Matthews could not remember when Just Jinjer first played Splashy. In fact, he did not have many clear memories of the festival. The band at that stage were huge and playing up to four gigs a weekend so gigs became a blur in his memory.
“I think we played and then left,” he says vaguely. “After the gig I made camomile tea and it stayed in for just 30 seconds which is longer than what I wanted it to stay in for.”
“Well, they didn’t allow religious extremists in until 2000,” says Ellis in mock seriousness. “That is when we played. We went down well enough to be invited back.
He continues: “I remember when Splashy first began and I attended as a music fan. There were only guitars and beers on the stage and it had no roof.”
So what makes Splashy such a great festival? “It is one of the prettier ones. I remember going there and wondering what the sound pain threshold is,” says Birch.
A side conversation is evolving between Ellis and Matthews. They start giggling and announce their new invention: Croc Martens, the most comfortable, coolest shoes ever. Oi! Focus!
Why Splashy? Matthews looks blank. Ellis takes up the question: “It has always had a sense of musical integrity and even if you get wasted there it is wasted with integrity.”
Matthews laugh again: “I just remember lots of flannel clothing.”
What is his best memory of Splashy Fen? “I forget her name now,” Matthews chuckles.
Birch tries to steer the conversation towards more serious matters: “I remember in 2004, all the tents blew away and then this sheep wandered through the camping area.”
“In 2008 there was a torrential down pour and Tree63 got stuck in the mud and Pedro Carlo (organiser) had to come and tow us up the hill in the pouring rain. When we stood on our guitar pedals on stage it was just mud,” recalls Ellis.
“The year Ard played the main stage and it was just him, his guitar and his iPad was amazing,” he continues. “After that gig Ard offered me a slug from his Jägermeister bottle. It was empty and when I told him, he just wondered off.”
Oops, I think I drank that bottle because Ard gave me a swig. Yeah, I think between Matthews, Huck Auben and myself we pretty much finished the bottle backstage. Matthews merely shrugs.
Again, Birch takes it back to serious. “That’s impressive. I don’t think I would have the guts to play just on my own without the backing of a band. I was impressed when I saw Chris Chameleon perform solo at Splashy. He was really impressive. When they put the stage halfway down the hill it was magical.”

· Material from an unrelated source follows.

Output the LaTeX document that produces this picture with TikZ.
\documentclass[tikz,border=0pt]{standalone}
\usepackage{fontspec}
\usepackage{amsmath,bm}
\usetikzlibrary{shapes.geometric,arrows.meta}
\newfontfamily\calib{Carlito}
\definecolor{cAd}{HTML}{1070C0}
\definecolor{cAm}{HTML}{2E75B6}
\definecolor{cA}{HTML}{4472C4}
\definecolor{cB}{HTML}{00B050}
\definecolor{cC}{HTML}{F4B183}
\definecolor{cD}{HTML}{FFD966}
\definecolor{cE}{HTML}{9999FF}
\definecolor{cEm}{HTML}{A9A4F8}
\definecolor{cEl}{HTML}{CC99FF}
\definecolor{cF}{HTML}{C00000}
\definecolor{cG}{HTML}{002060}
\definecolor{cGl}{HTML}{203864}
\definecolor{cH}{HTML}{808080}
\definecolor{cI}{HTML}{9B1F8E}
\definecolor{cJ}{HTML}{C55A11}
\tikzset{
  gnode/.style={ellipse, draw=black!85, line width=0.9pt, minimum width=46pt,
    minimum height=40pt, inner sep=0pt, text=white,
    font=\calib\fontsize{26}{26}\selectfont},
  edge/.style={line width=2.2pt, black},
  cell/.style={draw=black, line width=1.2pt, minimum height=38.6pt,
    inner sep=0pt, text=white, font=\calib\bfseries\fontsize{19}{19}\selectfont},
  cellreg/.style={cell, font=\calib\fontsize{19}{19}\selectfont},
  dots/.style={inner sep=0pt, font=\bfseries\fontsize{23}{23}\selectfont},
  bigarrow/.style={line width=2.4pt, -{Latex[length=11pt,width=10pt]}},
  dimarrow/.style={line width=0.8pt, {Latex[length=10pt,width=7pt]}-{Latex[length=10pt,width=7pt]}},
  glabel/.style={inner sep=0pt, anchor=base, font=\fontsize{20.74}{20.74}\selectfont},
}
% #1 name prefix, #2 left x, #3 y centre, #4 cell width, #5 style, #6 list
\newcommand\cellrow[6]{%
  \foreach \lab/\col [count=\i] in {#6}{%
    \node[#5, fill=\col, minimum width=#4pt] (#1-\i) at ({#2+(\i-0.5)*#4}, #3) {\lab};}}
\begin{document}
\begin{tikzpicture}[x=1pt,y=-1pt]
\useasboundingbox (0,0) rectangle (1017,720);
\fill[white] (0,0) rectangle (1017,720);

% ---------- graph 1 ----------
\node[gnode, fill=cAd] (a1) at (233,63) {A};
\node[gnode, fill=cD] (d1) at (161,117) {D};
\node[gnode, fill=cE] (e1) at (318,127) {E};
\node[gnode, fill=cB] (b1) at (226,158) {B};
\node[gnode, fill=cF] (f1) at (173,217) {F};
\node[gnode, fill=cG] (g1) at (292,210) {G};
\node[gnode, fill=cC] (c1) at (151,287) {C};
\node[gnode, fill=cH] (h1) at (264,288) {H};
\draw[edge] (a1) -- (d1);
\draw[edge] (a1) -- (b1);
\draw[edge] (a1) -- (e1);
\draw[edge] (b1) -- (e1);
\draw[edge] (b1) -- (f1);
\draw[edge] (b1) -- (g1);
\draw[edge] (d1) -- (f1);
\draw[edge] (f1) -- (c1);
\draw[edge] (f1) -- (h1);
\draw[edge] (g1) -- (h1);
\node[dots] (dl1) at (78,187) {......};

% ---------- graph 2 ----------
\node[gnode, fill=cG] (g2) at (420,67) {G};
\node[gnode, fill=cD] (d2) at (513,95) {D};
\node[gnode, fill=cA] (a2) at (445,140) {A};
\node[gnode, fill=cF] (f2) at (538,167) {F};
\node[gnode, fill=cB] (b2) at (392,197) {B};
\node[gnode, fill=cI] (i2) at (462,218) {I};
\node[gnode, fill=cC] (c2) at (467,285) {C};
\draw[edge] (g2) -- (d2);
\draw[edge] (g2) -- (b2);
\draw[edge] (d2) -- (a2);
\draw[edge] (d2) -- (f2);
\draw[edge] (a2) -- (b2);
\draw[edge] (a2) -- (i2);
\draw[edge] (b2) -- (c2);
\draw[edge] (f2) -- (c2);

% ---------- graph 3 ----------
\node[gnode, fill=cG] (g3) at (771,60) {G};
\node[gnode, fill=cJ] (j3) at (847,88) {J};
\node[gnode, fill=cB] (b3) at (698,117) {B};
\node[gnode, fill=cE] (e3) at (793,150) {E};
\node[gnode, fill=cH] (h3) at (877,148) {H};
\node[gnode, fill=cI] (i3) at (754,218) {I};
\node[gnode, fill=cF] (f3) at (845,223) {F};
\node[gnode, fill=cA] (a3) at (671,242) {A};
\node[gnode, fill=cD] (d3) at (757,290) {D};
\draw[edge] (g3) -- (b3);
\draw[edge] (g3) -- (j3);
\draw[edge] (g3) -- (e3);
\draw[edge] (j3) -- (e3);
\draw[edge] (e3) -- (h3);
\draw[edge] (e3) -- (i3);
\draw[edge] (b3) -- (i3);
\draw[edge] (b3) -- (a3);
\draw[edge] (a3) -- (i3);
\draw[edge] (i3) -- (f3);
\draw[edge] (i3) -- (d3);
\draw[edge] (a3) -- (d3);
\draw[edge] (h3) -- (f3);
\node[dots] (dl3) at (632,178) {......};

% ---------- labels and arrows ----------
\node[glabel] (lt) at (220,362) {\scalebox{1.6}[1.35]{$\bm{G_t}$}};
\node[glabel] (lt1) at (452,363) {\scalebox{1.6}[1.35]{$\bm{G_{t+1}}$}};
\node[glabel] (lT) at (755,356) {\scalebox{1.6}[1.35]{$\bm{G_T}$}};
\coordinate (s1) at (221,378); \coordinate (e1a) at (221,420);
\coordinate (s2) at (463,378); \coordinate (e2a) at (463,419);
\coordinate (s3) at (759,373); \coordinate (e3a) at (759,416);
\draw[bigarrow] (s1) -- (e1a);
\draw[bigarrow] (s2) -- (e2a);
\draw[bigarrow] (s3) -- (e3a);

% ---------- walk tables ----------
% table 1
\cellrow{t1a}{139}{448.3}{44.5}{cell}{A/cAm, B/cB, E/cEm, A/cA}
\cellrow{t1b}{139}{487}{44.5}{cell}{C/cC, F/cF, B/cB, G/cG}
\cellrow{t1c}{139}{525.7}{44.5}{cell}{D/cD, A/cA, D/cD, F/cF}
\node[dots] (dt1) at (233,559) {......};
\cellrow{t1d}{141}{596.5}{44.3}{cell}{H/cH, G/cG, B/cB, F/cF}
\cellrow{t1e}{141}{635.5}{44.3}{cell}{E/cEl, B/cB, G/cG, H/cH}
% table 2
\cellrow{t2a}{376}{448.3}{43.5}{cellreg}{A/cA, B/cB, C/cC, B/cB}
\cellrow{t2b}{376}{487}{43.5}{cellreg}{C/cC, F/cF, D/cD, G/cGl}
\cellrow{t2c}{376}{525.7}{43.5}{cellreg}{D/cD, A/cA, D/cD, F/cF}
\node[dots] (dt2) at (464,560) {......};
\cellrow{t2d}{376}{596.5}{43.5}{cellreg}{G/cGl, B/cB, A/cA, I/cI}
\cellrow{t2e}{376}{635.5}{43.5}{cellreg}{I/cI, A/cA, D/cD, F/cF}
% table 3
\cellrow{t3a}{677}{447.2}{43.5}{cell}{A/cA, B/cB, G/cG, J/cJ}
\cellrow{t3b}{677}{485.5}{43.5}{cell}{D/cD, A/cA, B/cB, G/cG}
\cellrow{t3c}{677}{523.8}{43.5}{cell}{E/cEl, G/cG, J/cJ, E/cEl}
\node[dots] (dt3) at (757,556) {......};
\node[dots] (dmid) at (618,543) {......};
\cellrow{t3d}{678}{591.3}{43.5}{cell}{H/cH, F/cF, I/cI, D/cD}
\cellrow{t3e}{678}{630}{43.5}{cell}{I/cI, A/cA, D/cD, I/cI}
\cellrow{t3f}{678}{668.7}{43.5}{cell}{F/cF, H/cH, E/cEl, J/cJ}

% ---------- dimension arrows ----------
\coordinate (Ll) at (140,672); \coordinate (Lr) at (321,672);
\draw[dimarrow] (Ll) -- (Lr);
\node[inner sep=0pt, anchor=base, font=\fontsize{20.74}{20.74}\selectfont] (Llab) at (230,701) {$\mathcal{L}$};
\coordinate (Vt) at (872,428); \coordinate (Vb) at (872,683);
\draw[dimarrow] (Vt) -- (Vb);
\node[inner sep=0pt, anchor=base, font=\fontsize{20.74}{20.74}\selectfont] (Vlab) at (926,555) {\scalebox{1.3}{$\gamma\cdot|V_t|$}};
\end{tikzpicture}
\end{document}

Ellis nods his head in agreement: “One of my favourite memories is seeing Hothouse Flowers and Nibs van der Spuy’s band, Plagal Cadence, in the early ’90s and, more recently, Gangs of Ballet.”
The conversation moves on to Matthews broadcasting live: “We will be having late-night chats and interviews. We will be broadcasting the whole time.”
“Yeah, and the playlist will consist of only Squeal and Tree63.”
This invites jokes of band names and they eventually arrive at JustSqueal63.
So what can we expect from their performances at Splashy?
“Tree63 haven’t played together for seven years,” answers Ellis. “We will be playing favourites from the past. We got together to celebrate the legacy of Splashy Fen. The other two band members are flying out a week beforehand to practice. With this gig we are also putting a ribbon around the end of Tree63.”
Matthews is serious for the first time: “We have a guitarist now which makes us a four-piece again. For a while it was just the three of us and I was playing lead guitar. Then they were like: ‘No, you’re sh*t. Go back to playing rhythm guitar, back to where you belong!’”
“I had a motorbike accident 18 months ago and broke my arm quite badly,” says Birch. “I only recently started playing again so the guitar is going to sound much more meatier.”
Then he looks contemplative: “I suppose when you’ve had time to reflect there is a real celebration of what you enjoyed in the first place, why you started a band in the first place.”
Ending it there, I leave, grinning. That I could spend time with such wonderful musicians and then get to see them perform in the beauty that is Splashy Fen makes me realise there is a real celebration of what I enjoyed in the first place, why I became a South African music journalist in the first place.